I would prefer either

  • an additional file that should contain 0 and 1 to mask/unmask tokens. That means that every line should the same number of tokens as there are 0s and 1s; or, preferably:
  • a flag in args such as --custom_attention_mask, which uses the features pipe format. If the flag is enabled, the first “feature” would actually indicate whether or not a token is masked or not. So e.g. i|0|c like|1|l cookies|1|l

Your first proposition is what I meant by my first one. Seems good to me.
(I fear the feature one might be a bit misleading.)
Edit: sorry, everything was clear in your initial post but I read too quickly.

Also, @BramVanroy may I ask what would be your use case for such a feature?What I had in mind may not exactly be what you imply here in fact.

Would the rationale be something like MASS or BART ? Probably not though, since you would use a fixed mask here.

Would be nice if you could elaborate a bit. Thanks!
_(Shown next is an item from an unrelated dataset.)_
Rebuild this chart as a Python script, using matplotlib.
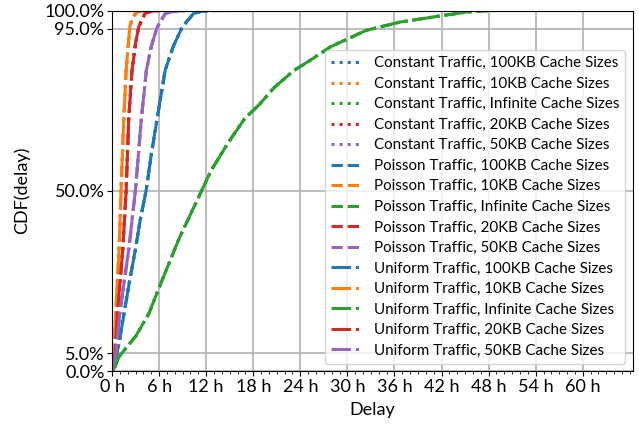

We are building on previous work considering neural fuzzy repair, which builds on integrating fuzzy match targets on the source side to direct the system to a correct translation (so your source input consists of the source text + noisy (fuzzy) target). For a new paper we are trying out a number of different strategies. One of the things that we wanted to try was to see how we can tell the system which parts of the fuzzy match are relevant and which aren’t.

We tried a number of approaches (look forward to the paper, which is in the works), and one of them is to add a feature to fuzzy tokens, telling the system which ones are actually matched and which are just noise. This binary feature works quite well. I personally also wanted to train what would happen if we just block all attention that these irrelevant tokens receive, hence this use case. I found that this does not work well and that a matched/not_matched feature works much better. My explanation would be that the context that these “irrelevant tokens” provide is still quite useful to the system, even though their direct, concrete meaning is not relevant.

But if I understand correctly, the mask does not work well compared to the features in your experiments, so it might not be that useful as a feature after all.
Anyways, if it’s not too much of a hassle you can always sent a PR and we might merge it. It could be good if some people want to further experiment down this path.